Tonry concludes her study by suggesting that early print has been colored by the modern concept of bibliography and terming all things printed before 1500 as incunabula; this often limits scholars from considering all early printed texts together, and thus as anticipating the Reformation. She stresses that print was not an agent of change, but a tool used to create agency, and not the only tool, at that. Printers and readers were the agents, and in the first fifty years of print in England did not view printed books through the lens of heterodoxy and orthodoxy. She hopes that her book challenges traditional narratives of early print that give printers a limited role in cultural change.

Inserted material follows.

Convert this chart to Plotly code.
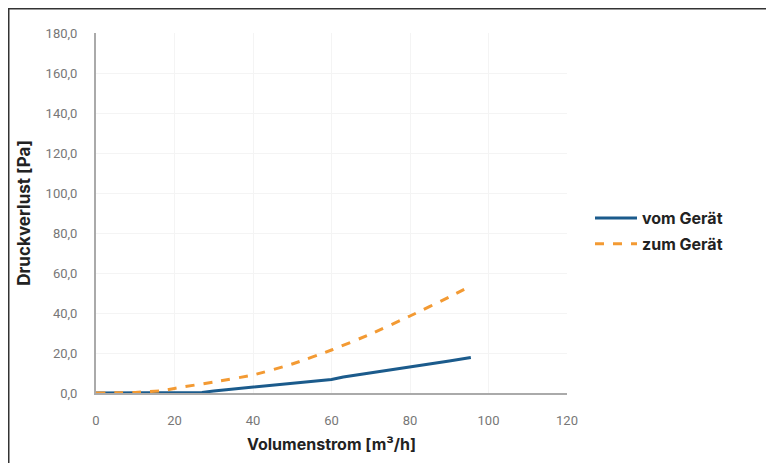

Overall, this book is a valuable addition to the newest revisionist scholarship on early English print history. While Tonry's understanding of agency and intention only applies to select printed books, her study is important because it shows that it is anachronistic and overly simplistic to understand all print (especially religious books) to anticipate the Reformation. Printers had other motivations for printing in the first half-century of print in England. Tonry's book is theoretical in nature, often using terms and phrases that Tonry coins herself. She often defines those terms and how they apply to book production, such as providing different theories of agency. She offers her study as a new paradigm by which to understand early English print. But perhaps Tonry's most important point is one that cannot be stressed enough: one should not read print history backwards (even if the printer offers a tabula and index).